Lot 209: Exceptional archive of material concerning the arrangements for Winston Churchill's scheduled trip to America in May 1951, where he was to speak at a bicentennial celebration of Ben Franklin's founding of the University of Pennsylvania's library. Churchill suddenly canceled the speech due to widespread controversy and political turmoil in the US when President Truman relieved General Douglas MacArthur from his command in Korea on April 11. As Churchill wanted to speak on the subject of unity between the United States and Great Britain in the the face of the Korean War and expanding Communist threat, he declined to make the trip as he did not want to intervene in domestic American politics, believing that his message would be better received at a later date. The archive consists of a four-page TLS from Churchill to Harold Stassen, president of the University of Pennsylvania, nine unsigned telegrams from Churchill to Stassen, seventeen telegrams from Stassen to Churchill, and over a dozen additional pieces of correspondence from various figures concerning the event.
The primary piece is the TLS signed "Yours sincerely, Winston S. Churchill," four pages, personal Hyde Park Gate letterhead, April 4, 1951. In part: "As I told you on the telephone, I will deliver the Address at the Bi-centenary in Philadelphia on the night of May 8 (D.V.)…I ask you to provide, as you suggested, a plane to take me from England to New York on the 4th, or possibly the evening of the 3rd, and to bring me back from Washington to England during the evening and night of May 12… For security purposes it is thought important that there should be no publicity about my flying arrangements, and I am still keeping open the unlikely alternative of coming earlier by sea. I hope you will impress non-publicity upon the B.O.A.C….
On the 9th I plan to go to the British Embassy at Washington…May 10, 11 and 12, we shall stay with the British Ambassador, and he makes us both very welcome. During these days I understand I am to see the President. I also look forward to seeing General Marshall, but beyond that I have made no other plans.[…]

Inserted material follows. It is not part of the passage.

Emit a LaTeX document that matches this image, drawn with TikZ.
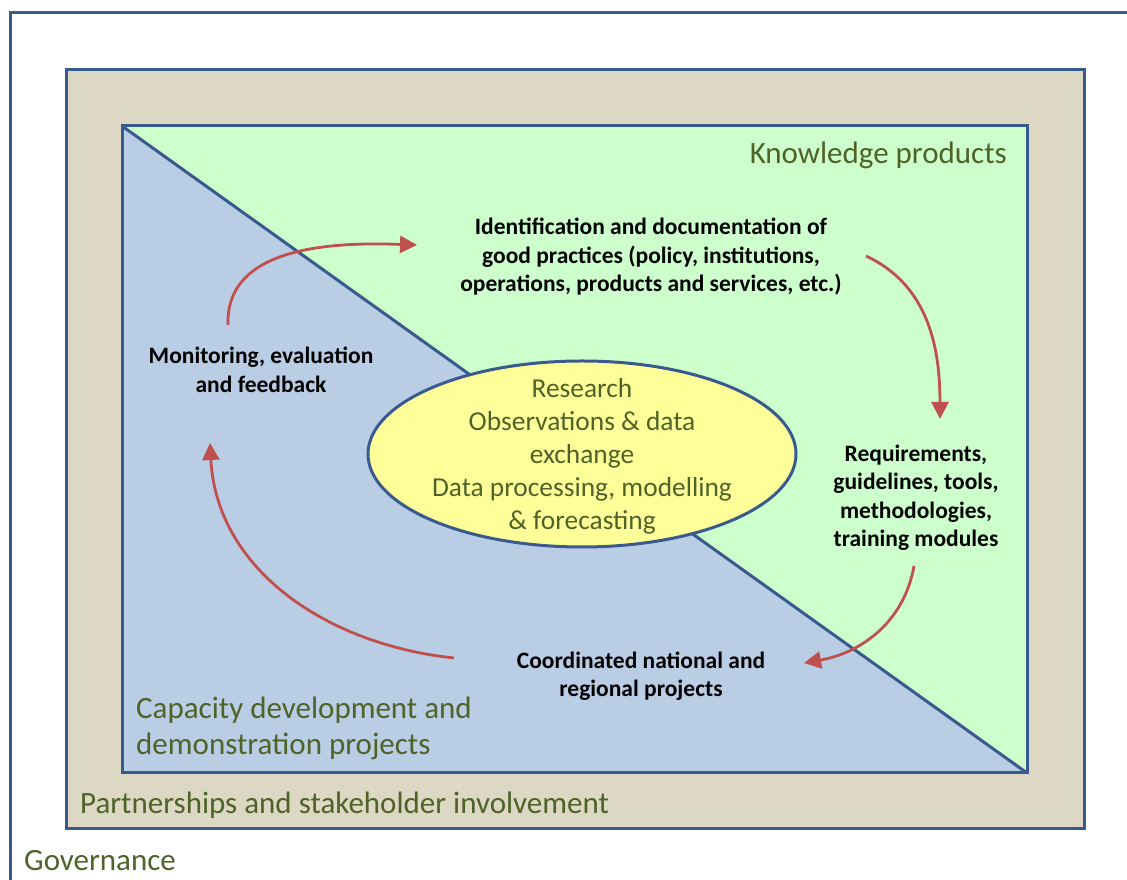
\documentclass[tikz,border=0pt]{standalone}
\usepackage{fontspec}
\setmainfont{Carlito}
\usetikzlibrary{arrows.meta,shapes.geometric}

\definecolor{frameblue}{HTML}{385A8E}
\definecolor{sandbg}{HTML}{DDD8C4}
\definecolor{knowgreen}{HTML}{CCFFCC}
\definecolor{capblue}{HTML}{B9CDE5}
\definecolor{coreyellow}{HTML}{FFFF99}
\definecolor{olivetext}{HTML}{4F6228}
\definecolor{cyclered}{HTML}{C0504D}

\tikzset{
  zone/.style={text=olivetext, font=\fontsize{31}{36}\selectfont, inner sep=0pt, align=left},
  stage/.style={font=\fontsize{23.5}{28.5}\selectfont\bfseries, align=center, inner sep=0pt},
  cycle/.style={draw=cyclered, line width=2.8pt, -{Triangle[length=17pt,width=17pt]}}
}

\begin{document}
\begin{tikzpicture}[x=1pt,y=1pt]
		\clip (0,0) rectangle (1127,880);
		\draw[frameblue, line width=3pt] (10,867) rectangle (1145,-20);
		\draw[frameblue, line width=3pt, fill=sandbg] (66,810) rectangle (1084,51);
		% the two halves of the inner panel
		\fill[capblue] (122,754) -- (1027,107) -- (122,107) -- cycle;
		\fill[knowgreen] (122,754) -- (1027,754) -- (1027,107) -- cycle;
		\draw[frameblue, line width=3pt] (122,754) -- (1027,107);
		\draw[frameblue, line width=3pt] (122,754) rectangle (1027,107);

		\node[ellipse, draw=frameblue, line width=3pt, fill=coreyellow, minimum width=428pt, minimum height=186pt, inner sep=0pt] (core) at (582,426) {};
		\node[text=olivetext, font=\fontsize{27.4}{33}\selectfont, align=center] (coretext) at (582,424) {Research\\Observations \& data\\exchange\\Data processing, modelling\\\& forecasting};

		\node[zone, anchor=east] (know) at (1007,725) {Knowledge products};
		\node[zone, anchor=west] (capac) at (136,152) {Capacity development and\\demonstration projects};
		\node[zone, anchor=west] (partner) at (80,75) {Partnerships and stakeholder involvement};
		\node[zone, anchor=west] (govern) at (24,19) {Governance};

		\node[stage] (practice) at (651,623) {Identification and documentation of\\good practices (policy, institutions,\\operations, products and services, etc.)};
		\node[stage] (require) at (916,382) {Requirements,\\guidelines, tools,\\methodologies,\\training modules};
		\node[stage] (project) at (641,204) {Coordinated national and\\regional projects};
		\node[stage] (monitor) at (261,510) {Monitoring, evaluation\\and feedback};

		\coordinate (monitorout) at (228,555);
		\coordinate (practicein) at (417,635);
		\coordinate (practiceout) at (866,624);
		\coordinate (requirein) at (940,461);
		\coordinate (requireout) at (914,314);
		\coordinate (projectin) at (804,217);
		\coordinate (projectout) at (454,222);
		\coordinate (monitorin) at (210,437);

		\draw[cycle] (monitorout) to[out=92, in=178] (practicein);
		\draw[cycle] (practiceout) to[out=-25, in=90] (requirein);
		\draw[cycle] (requireout) to[out=-100, in=10] (projectin);
		\draw[cycle] (projectout) to[out=174, in=-87] (monitorin);
		\end{tikzpicture}
\end{document}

While at Washington I should be willing, if desired, to go to the Press Club for an 'off the record' luncheon. I have done this two or three times before, and it always went all right. I have of course a lot of people I must see, but I will fit all that in myself later. The only other engagement which I mentioned to you was possibly the Society of the Cincinnati. This perhaps could be arranged in Washington…
I am expecting from you a whole budget of information about the Bi-centenary, Benjamin Franklin and any suggestions you will make me on these points. Probably I should require about sixty-five to seventy minutes, of which fifteen or twenty would be devoted to the historical and University aspects. I am writing the substance of this both to Bernie and to the Ambassador.
I need not say how grateful I am to you for all the trouble that you are taking about this adventure, and I hope I shall have the life and strength to fulfill it adequately. My message is simple and old, 'United we stand, divided we fall.'"
Includes a retained carbon copy of one of Stassen's letters to Churchill, two pages, April 6, 1951, in part: "The theme of the exhibition expressed in preliminary draft is 'When free men with a common culture unite in action under effective leadership, they are invincible.' The two personalities two hundred years apart—Benjamin Franklin founder and first chairman of the Library and Winston Churchill, Bicentennial speaker, with a presentation of their writings and a reflection of their actions will focus the exhibition." He also requests handwritten notes from Churchill's major speeches, "such as the blood toil tears and sweat or the Fulton Iron Curtain messages," for the exhibition. Although he did not make the scheduled appearance, Churchill did see that the papers requested got to the university for the exhibition in time. Churchill transmitted his cancelation notice through a TLS to Stassen from Ambassador Oliver Franks, in part: "I deeply appreciated the invitation with which you honoured me….Since our arrangements were made, events have happened which make it difficult for me to speak freely as I should have done without becoming involved in United States controversies. I hope therefore that you will allow me to postpone." Other letters include a TLS from Prime Minister Clement Attlee, a TLS from Bernard Baruch, letters from the White House relaying Truman's approval of the planned visit, and other relevant correspondence. In overall fine condition.